According to the World Bank, Sub-Saharan Africa received $54 billion in remittances in 2023, yet sending money to the region remains the costliest globally, averaging 7.9 percent in fees for a $200 transfer. These systemic frictions have made digital assets an attractive workaround.

Africans are increasingly turning to cryptocurrencies to bypass the high fees associated with traditional remittance services, which can cost up to 7-10% of the transfer amount, the world’s most expensive region for remittances. Crypto offers a cheaper and faster alternative.

While Sub-Saharan Africa’s crypto adoption growth is impressive, the Asia-Pacific (APAC) region emerged as the fastest-growing market worldwide, with crypto transaction volume soaring 69% year-over-year, climbing from $1.4 trillion to $2.36 trillion. This rapid growth was fueled by robust engagement in major markets such as India, Vietnam, and Pakistan.

Close behind APAC, Latin America recorded a 63% increase, reflecting rising adoption across both retail and institutional sectors. These trends underscore a global shift in crypto momentum toward the Global South, where on-the-ground financial use cases like cross-border payments, inflation hedging, and access to decentralized finance (DeFi) are gaining traction.

The Middle East and North Africa (MENA) region saw a more moderate 33% growth, with total crypto transaction volumes still surpassing half a trillion dollars despite a slower pace of adoption compared to other emerging markets. Compared to the previous year, this growth represents a major acceleration across nearly every region.

APAC, for instance, more than doubled its growth rate from 27% last year to 69%, while Latin America grew from 53% to 63%, solidifying its position as one of the most important hubs for crypto expansion. Sub-Saharan Africa and Europe also saw rapid gains, reflecting a broad global expansion of digital assets.

Interestingly, North America experienced an uptick in growth as well, rising from 42% to 49%, suggesting that regulatory clarity and institutional inflows in 2025 are now translating into measurable increases in transaction activity.

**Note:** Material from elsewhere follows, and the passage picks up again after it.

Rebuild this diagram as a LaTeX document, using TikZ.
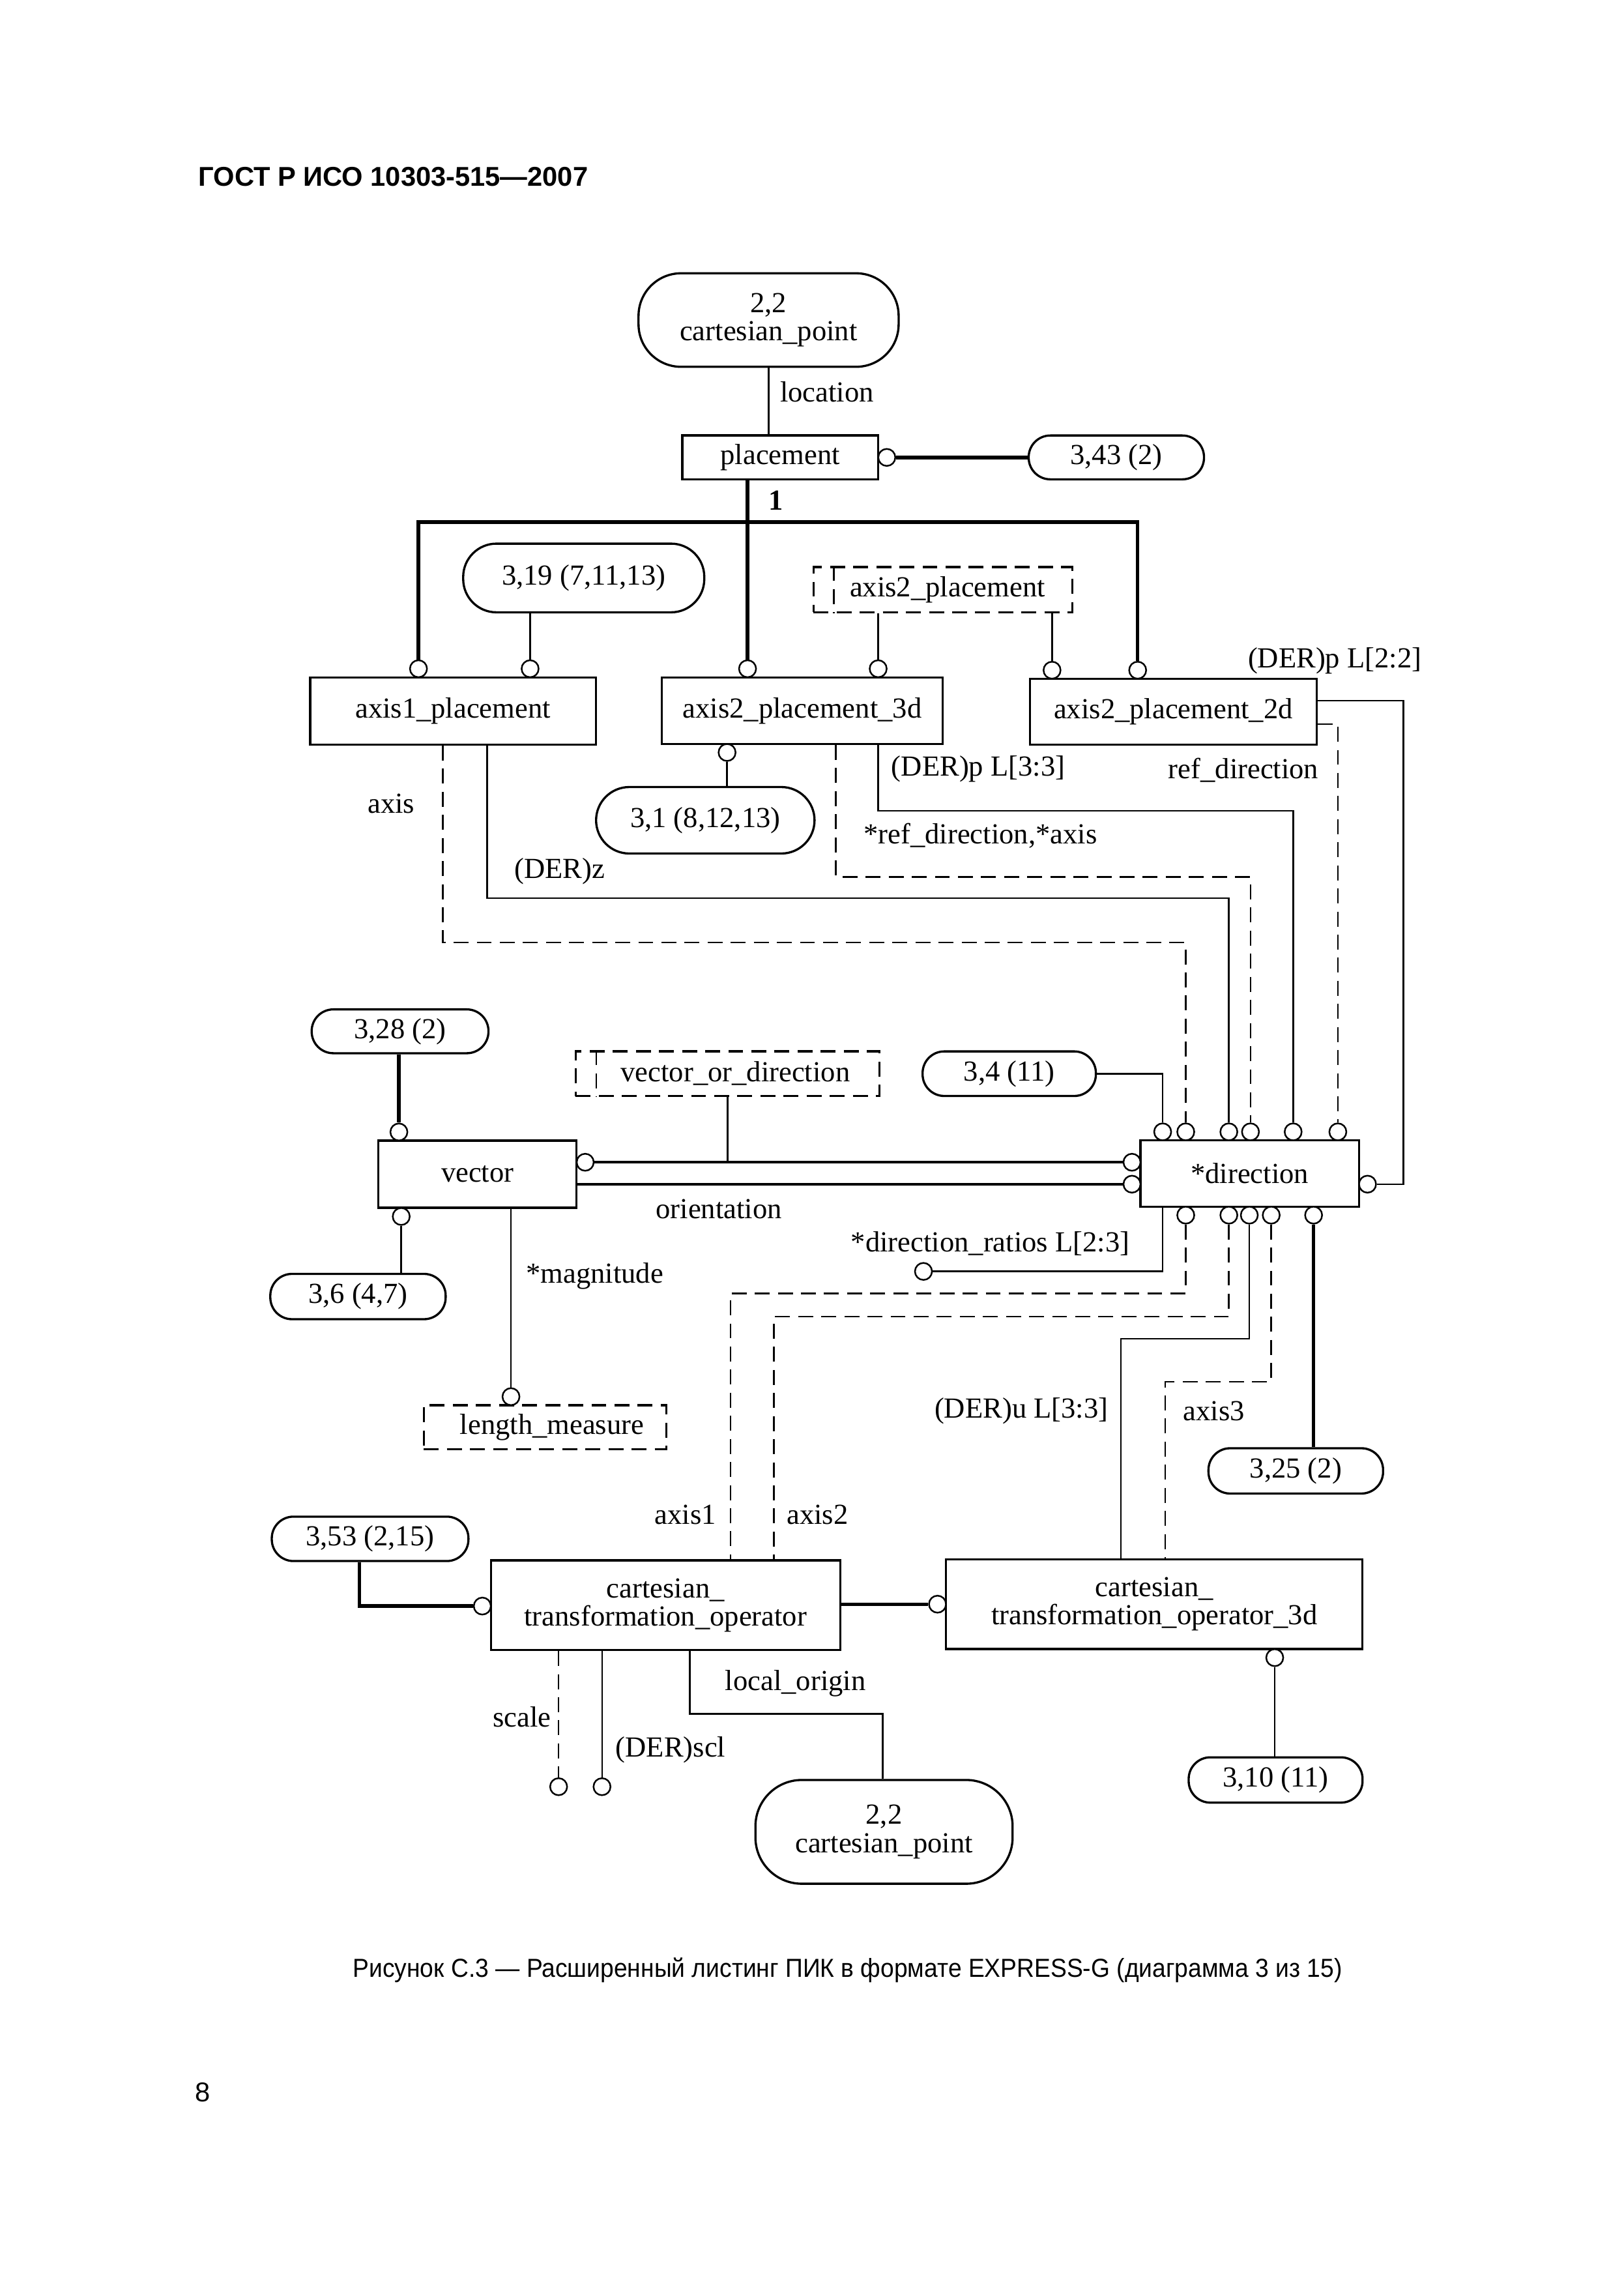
\documentclass[tikz,border=0pt]{standalone}
\usepackage{fontspec}
\usepackage{graphicx}
\setmainfont{Liberation Serif}
\newfontfamily\hdrfont{Liberation Sans}
\usetikzlibrary{calc}
\newcommand\dgfont{\fontsize{10.7}{10.4}\selectfont}
\begin{document}
\begin{tikzpicture}[x=0.0189cm, y=-0.0189cm,
  sz/.style 2 args={minimum width=#1*0.0189cm, minimum height=#2*0.0189cm},
  ent/.style={draw, line width=0.8pt, rectangle, inner sep=0pt, font=\dgfont, align=center},
  rnd/.style={draw, line width=0.8pt, rounded corners=#1, inner sep=0pt, font=\dgfont, align=center},
  dsh/.style={line width=0.6pt, dash pattern=on 5.5pt off 3pt},
  sel/.style={draw, line width=0.8pt, dash pattern=on 5.5pt off 3pt, inner sep=0pt, font=\dgfont, align=center},
  ring/.style={draw, circle, line width=0.6pt, inner sep=0pt, minimum size=0.22cm, fill=white},
  thn/.style={line width=0.6pt},
  med/.style={line width=1pt},
  thk/.style={line width=1.3pt},
  lbl/.style={font=\dgfont, inner sep=0pt}
]
\useasboundingbox (0,0) rectangle (1111,1567.7);
\fill[white] (0,0) rectangle (1111,1567.7);

% header, caption, page number
\node[anchor=base west, inner sep=0pt, font=\hdrfont\bfseries\fontsize{10}{12}\selectfont] (hdr) at (135.5,127.5) {ГОСТ Р ИСО 10303-515—2007};
\node[inner sep=0pt, font=\hdrfont\fontsize{9.6}{11}\selectfont] (cap) at (580,1348) {\scalebox{0.93}[1]{Рисунок С.3 — Расширенный листинг ПИК в формате EXPRESS-G (диаграмма 3 из 15)}};
\node[anchor=base west, inner sep=0pt, font=\hdrfont\fontsize{10}{12}\selectfont] (pg) at (133,1438) {8};

% entities and references
\node[rnd=0.55cm, sz={178}{64}] (cp1) at (526,219) {2,2\\cartesian\_point};
\node[ent, sz={134}{30}] (plc) at (534,313) {placement};
\node[rnd=0.28cm, sz={120}{30}] (r343) at (764,313) {3,43 (2)};
\node[rnd=0.43cm, sz={165}{47}] (r319) at (399.5,395.5) {3,19 (7,11,13)};
\node[sel, sz={177}{31}] (a2p) at (645.3,403.5) {\hspace*{0.12cm}axis2\_placement};
\node[ent, sz={195.5}{46}] (a1p) at (310,486.5) {axis1\_placement};
\node[ent, sz={192}{45.5}] (a23) at (549,486.3) {axis2\_placement\_3d};
\node[ent, sz={196}{45}] (a22) at (803,487) {axis2\_placement\_2d};
\node[rnd=0.43cm, sz={149.5}{45.5}] (r31) at (482.7,561.3) {3,1 (8,12,13)};
\node[rnd=0.28cm, sz={121}{30}] (r328) at (273.8,705.7) {3,28 (2)};
\node[sel, sz={208}{30.5}] (vod) at (498,734.7) {\hspace*{0.2cm}vector\_or\_direction};
\node[rnd=0.28cm, sz={118.6}{30.5}] (r34) at (690.7,734.7) {3,4 (11)};
\node[ent, sz={135.6}{46}] (vec) at (326.8,803.5) {vector};
\node[ent, sz={149.5}{45.3}] (dir) at (855.3,803) {*direction};
\node[rnd=0.28cm, sz={120}{31}] (r36) at (245,887.2) {3,6 (4,7)};
\node[sel, sz={166}{30}] (lm) at (373,976.6) {\hspace*{0.18cm}length\_measure};
\node[rnd=0.28cm, sz={119.5}{31}] (r325) at (886.8,1006.5) {3,25 (2)};
\node[rnd=0.28cm, sz={134.6}{30.4}] (r353) at (253.3,1053) {3,53 (2,15)};
\node[ent, sz={239}{61.3}] (cto) at (455.5,1098.4) {cartesian\_\\transformation\_operator};
\node[ent, sz={285}{61.4}] (cto3) at (790,1097.7) {cartesian\_\\transformation\_operator\_3d};
\node[rnd=0.28cm, sz={119}{31}] (r310) at (873,1218) {3,10 (11)};
\node[rnd=0.6cm, sz={176}{71}] (cp2) at (605,1253.5) {2,2\\cartesian\_point};

% select-type inner bars
\draw[dsh] ($(a2p.north west)+(14.7,0)$) -- ($(a2p.south west)+(14.7,0)$);
\draw[dsh] ($(vod.north west)+(14.8,0)$) -- ($(vod.south west)+(14.8,0)$);

% rings
\node[ring] (oP) at (606.9,313) {};
\node[ring] (oA1) at (286.4,457.6) {};
\node[ring] (oA2) at (362.8,457.6) {};
\node[ring] (oB1) at (511.6,457.6) {};
\node[ring] (oB2) at (601,457.6) {};
\node[ring] (oC1) at (720,458.6) {};
\node[ring] (oC2) at (778.6,458.6) {};
\node[ring] (oB3) at (497.6,514.9) {};
\node[ring] (oD1) at (795.7,774.5) {};
\node[ring] (oD2) at (811.5,774.5) {};
\node[ring] (oD3) at (841,774.5) {};
\node[ring] (oD4) at (855.8,774.5) {};
\node[ring] (oD5) at (885,774.5) {};
\node[ring] (oD6) at (915.6,774.5) {};
\node[ring] (oD7) at (774.7,795.3) {};
\node[ring] (oD8) at (774.7,810.3) {};
\node[ring] (oD9) at (935.9,810.3) {};
\node[ring] (oE1) at (811.5,831.5) {};
\node[ring] (oE2) at (841,831.5) {};
\node[ring] (oE3) at (855,831.5) {};
\node[ring] (oE4) at (870,831.5) {};
\node[ring] (oE5) at (899,831.5) {};
\node[ring] (oV1) at (273,774.6) {};
\node[ring] (oV2) at (400.5,795.3) {};
\node[ring] (oV3) at (274.6,832.4) {};
\node[ring] (oL) at (349.7,955.7) {};
\node[ring] (oR) at (632,870) {};
\node[ring] (oT1) at (330.1,1099) {};
\node[ring] (oT2) at (641.6,1097.7) {};
\node[ring] (oS1) at (382.3,1222.6) {};
\node[ring] (oS2) at (412,1222.6) {};
\node[ring] (oT3) at (872.4,1134.3) {};

% routing points
\coordinate (busL) at (286.4,357.3);
\coordinate (busR) at (778.6,357.3);
\coordinate (p1) at (303,645);
\coordinate (p2) at (333.4,614.5);
\coordinate (p3) at (572,600);
\coordinate (p4) at (601,554.8);
\coordinate (p5) at (915.6,495.4);
\coordinate (p6) at (960.5,479.5);
\coordinate (p7) at (795.7,870);
\coordinate (q1) at (500,885);
\coordinate (q2) at (529.7,901);
\coordinate (q3) at (767.2,916);
\coordinate (q4) at (797.4,945.6);
\coordinate (q5) at (246,1099);
\coordinate (q6) at (472,1172.8);
\coordinate (q7) at (604,1172.8);

% connectors
\draw[thn] (cp1.south) -- (cp1.south |- plc.north);
\draw[thk] (oP.east) -- (r343.west);
\draw[thk] (plc.south -| oB1) -- (oB1.north);
\draw[thk] (oA1.north) -- (busL) -- (busR) -- (oC2.north);
\draw[thn] (r319.south -| oA2) -- (oA2.north);
\draw[thn] (a2p.south -| oB2) -- (oB2.north);
\draw[thn] (a2p.south -| oC1) -- (oC1.north);
\draw[thn] (oB3.south) -- (oB3 |- r31.north);
\draw[dsh] (a1p.south -| p1) -- (p1) -| (oD2.north);
\draw[thn] (a1p.south -| p2) -- (p2) -| (oD3.north);
\draw[dsh] (a23.south -| p3) -- (p3) -| (oD4.north);
\draw[thn] (a23.south -| p4) -- (p4) -| (oD5.north);
\draw[dsh] (a22.east |- p5) -- (p5) -- (oD6.north);
\draw[thn] (a22.east |- p6) -- (p6) |- (oD9.east);
\draw[thn] (r34.east) -| (oD1.north);
\draw[med] (oV2.east) -- (oD7.west);
\draw[thn] (vod.south) -- (vod.south |- oV2);
\draw[med] (vec.east |- oD8) -- (oD8.west);
\draw[thk] (r328.south -| oV1) -- (oV1.north);
\draw[thn] (oV3.south) -- (oV3 |- r36.north);
\draw[thn] (vec.south -| oL) -- (oL.north);
\draw[thn] (dir.south -| p7) -- (p7) -- (oR.east);
\draw[dsh] (oE1.south) |- (q1) -- (q1 |- cto.north);
\draw[dsh] (oE2.south) |- (q2) -- (q2 |- cto.north);
\draw[thn] (oE3.south) |- (q3) -- (q3 |- cto3.north);
\draw[dsh] (oE4.south) |- (q4) -- (q4 |- cto3.north);
\draw[thk] (oE5.south) -- (oE5 |- r325.north);
\draw[thk] (r353.south -| q5) -- (q5) -- (oT1.west);
\draw[thk] (cto.east |- oT2) -- (oT2.west);
\draw[dsh] (cto.south -| oS1) -- (oS1.north);
\draw[thn] (cto.south -| oS2) -- (oS2.north);
\draw[thn] (cto.south -| q6) -- (q6) -- (q7) -- (q7 |- cp2.north);
\draw[thn] (oT3.south) -- (oT3 |- r310.north);

% labels
\node[lbl] (tLoc) at (566,268) {location};
\node[lbl, font=\dgfont\bfseries] (tOne) at (531,342.6) {1};
\node[lbl] (t1) at (913.5,452) {(DER)p L[2:2]};
\node[lbl] (t2) at (267.7,550) {axis};
\node[lbl] (t3) at (383,596) {(DER)z};
\node[lbl] (t4) at (671,572) {*ref\_direction,*axis};
\node[lbl] (t5) at (669.5,526) {(DER)p L[3:3]};
\node[lbl] (t6) at (851,527) {ref\_direction};
\node[lbl] (t7) at (492,827.2) {orientation};
\node[lbl] (t8) at (677.7,851) {*direction\_ratios L[2:3]};
\node[lbl] (t9) at (407,873.4) {*magnitude};
\node[lbl] (t10) at (699,965.7) {(DER)u L[3:3]};
\node[lbl] (t11) at (830.8,965.7) {axis3};
\node[lbl] (t12) at (469,1036.4) {axis1};
\node[lbl] (t13) at (559.5,1036.4) {axis2};
\node[lbl] (t14) at (357.3,1175) {scale};
\node[lbl] (t15) at (459,1197.6) {(DER)scl};
\node[lbl] (t16) at (544.4,1152) {local\_origin};
\end{tikzpicture}
\end{document}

Notably, Stablecoins are gaining traction as it surged globally for a variety of use cases. Many are using it for cross-border payments, savings, and commerce in economies affected by inflation and currency volatility. According to Chainalysis, stablecoins now account for roughly 43 percent of all crypto transaction volume in Sub-Saharan Africa, reflecting their growing market share and ability to cut remittance costs.

A look at on-chain data, reveals that stablecoin transaction volume remains dominated by USDT (Tether) and USDC, which consistently dwarf other stablecoins in scale. Notably, Governments are simultaneously exploring their own digital currencies and payment infrastructure upgrades as part of a broader modernization trend.

Central banks in several African countries have considered or piloted central bank digital currencies (CBDCs) to enhance financial inclusion and monetary sovereignty. In Nigeria, the CBN has launched cNGN, its first regulated stablecoin, pegged 1:1 to the Nigerian Naira.

As crypto adoption continues to expand, Sub-Saharan Africa’s trajectory remains particularly significant, showing how digital assets are becoming an integral part of financial inclusion and economic empowerment across the region.